=== Set problem ===
Restate the whole of the material. Keep every word, and drop the pictures.

== == ==

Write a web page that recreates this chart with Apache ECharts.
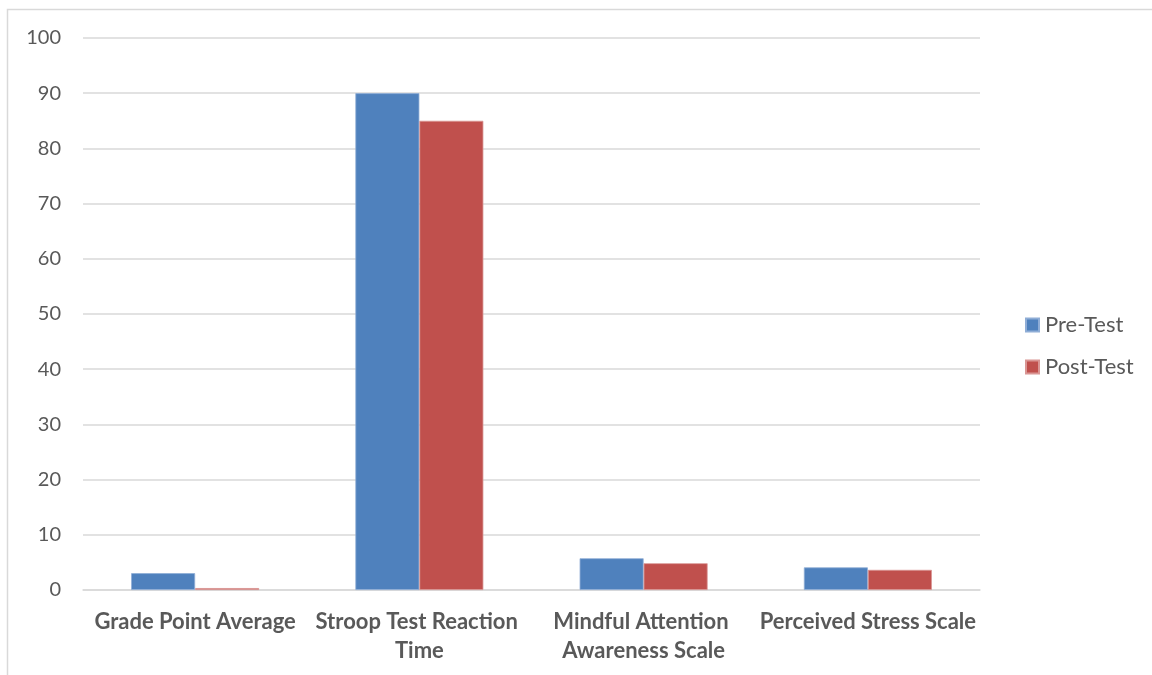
<!DOCTYPE html>
<html>
<head>
<meta charset="utf-8">
<script src="https://cdn.jsdelivr.net/npm/echarts@6/dist/echarts.min.js"></script>
<style>
  html, body { margin: 0; padding: 0; background: #fff; }
  #chart { width: 1152px; height: 675px; }
</style>
</head>
<body>
<div id="chart"></div>
<script>
// Measures compared before and after the programme
const categories = [
  'Grade Point Average',
  'Stroop Test Reaction Time',
  'Mindful Attention Awareness Scale',
  'Perceived Stress Scale'
];
const preTest = [3.05, 90, 5.75, 4.1];
const postTest = [0.35, 85, 4.85, 3.65];
const seriesNames = ['Pre-Test', 'Post-Test'];
const seriesColors = ['#4F81BD', '#C0504D'];

const FONT = 'Lato, "Open Sans", sans-serif';

const chart = echarts.init(document.getElementById('chart'), null, { renderer: 'canvas' });

chart.setOption({
  backgroundColor: '#ffffff',
  animation: false,
  graphic: [{
    type: 'rect',
    shape: { x: 7.5, y: 9.5, width: 1160, height: 680 },
    style: { fill: 'none', stroke: '#D9D9D9', lineWidth: 1.5 },
    silent: true
  }],
  grid: { left: 83, right: 172, top: 38, bottom: 85, containLabel: false },
  legend: {
    orient: 'vertical',
    left: 1020,
    top: 309,
    itemWidth: 13,
    itemHeight: 13,
    itemGap: 20,
    icon: 'rect',
    textStyle: { fontFamily: FONT, fontSize: 22, color: '#595959', padding: [0, 0, 0, 1] },
    data: seriesNames
  },
  xAxis: {
    type: 'category',
    data: categories,
    axisLine: { show: true, lineStyle: { color: '#D9D9D9', width: 1.5 } },
    axisTick: { show: false },
    axisLabel: {
      interval: 0,
      margin: 17,
      width: 228,
      overflow: 'break',
      lineHeight: 29,
      fontFamily: FONT,
      fontSize: 22,
      fontWeight: 'bold',
      color: '#595959'
    }
  },
  yAxis: {
    type: 'value',
    min: 0,
    max: 100,
    interval: 10,
    axisLine: { show: false },
    axisTick: { show: false },
    splitLine: { lineStyle: { color: '#D9D9D9', width: 1.5 } },
    axisLabel: {
      margin: 22,
      fontFamily: FONT,
      fontSize: 20,
      color: '#595959'
    }
  },
  series: [
    {
      name: seriesNames[0],
      type: 'bar',
      data: preTest,
      barWidth: 64,
      barGap: '0%',
      itemStyle: { color: seriesColors[0], borderColor: '#8FADD6', borderWidth: 0.8 }
    },
    {
      name: seriesNames[1],
      type: 'bar',
      data: postTest,
      barWidth: 64,
      barGap: '0%',
      itemStyle: { color: seriesColors[1], borderColor: '#D99694', borderWidth: 0.8 }
    }
  ]
});
</script>
</body>
</html>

== == ==

=== Output of the task ===
Write a web page that recreates this chart with Apache ECharts.
<!DOCTYPE html>
<html>
<head>
<meta charset="utf-8">
<script src="https://cdn.jsdelivr.net/npm/echarts@6/dist/echarts.min.js"></script>
<style>
  html, body { margin: 0; padding: 0; background: #fff; }
  #chart { width: 1152px; height: 675px; }
</style>
</head>
<body>
<div id="chart"></div>
<script>
// Measures compared before and after the programme
const categories = [
  'Grade Point Average',
  'Stroop Test Reaction Time',
  'Mindful Attention Awareness Scale',
  'Perceived Stress Scale'
];
const preTest = [3.05, 90, 5.75, 4.1];
const postTest = [0.35, 85, 4.85, 3.65];
const seriesNames = ['Pre-Test', 'Post-Test'];
const seriesColors = ['#4F81BD', '#C0504D'];

const FONT = 'Lato, "Open Sans", sans-serif';

const chart = echarts.init(document.getElementById('chart'), null, { renderer: 'canvas' });

chart.setOption({
  backgroundColor: '#ffffff',
  animation: false,
  graphic: [{
    type: 'rect',
    shape: { x: 7.5, y: 9.5, width: 1160, height: 680 },
    style: { fill: 'none', stroke: '#D9D9D9', lineWidth: 1.5 },
    silent: true
  }],
  grid: { left: 83, right: 172, top: 38, bottom: 85, containLabel: false },
  legend: {
    orient: 'vertical',
    left: 1020,
    top: 309,
    itemWidth: 13,
    itemHeight: 13,
    itemGap: 20,
    icon: 'rect',
    textStyle: { fontFamily: FONT, fontSize: 22, color: '#595959', padding: [0, 0, 0, 1] },
    data: seriesNames
  },
  xAxis: {
    type: 'category',
    data: categories,
    axisLine: { show: true, lineStyle: { color: '#D9D9D9', width: 1.5 } },
    axisTick: { show: false },
    axisLabel: {
      interval: 0,
      margin: 17,
      width: 228,
      overflow: 'break',
      lineHeight: 29,
      fontFamily: FONT,
      fontSize: 22,
      fontWeight: 'bold',
      color: '#595959'
    }
  },
  yAxis: {
    type: 'value',
    min: 0,
    max: 100,
    interval: 10,
    axisLine: { show: false },
    axisTick: { show: false },
    splitLine: { lineStyle: { color: '#D9D9D9', width: 1.5 } },
    axisLabel: {
      margin: 22,
      fontFamily: FONT,
      fontSize: 20,
      color: '#595959'
    }
  },
  series: [
    {
      name: seriesNames[0],
      type: 'bar',
      data: preTest,
      barWidth: 64,
      barGap: '0%',
      itemStyle: { color: seriesColors[0], borderColor: '#8FADD6', borderWidth: 0.8 }
    },
    {
      name: seriesNames[1],
      type: 'bar',
      data: postTest,
      barWidth: 64,
      barGap: '0%',
      itemStyle: { color: seriesColors[1], borderColor: '#D99694', borderWidth: 0.8 }
    }
  ]
});
</script>
</body>
</html>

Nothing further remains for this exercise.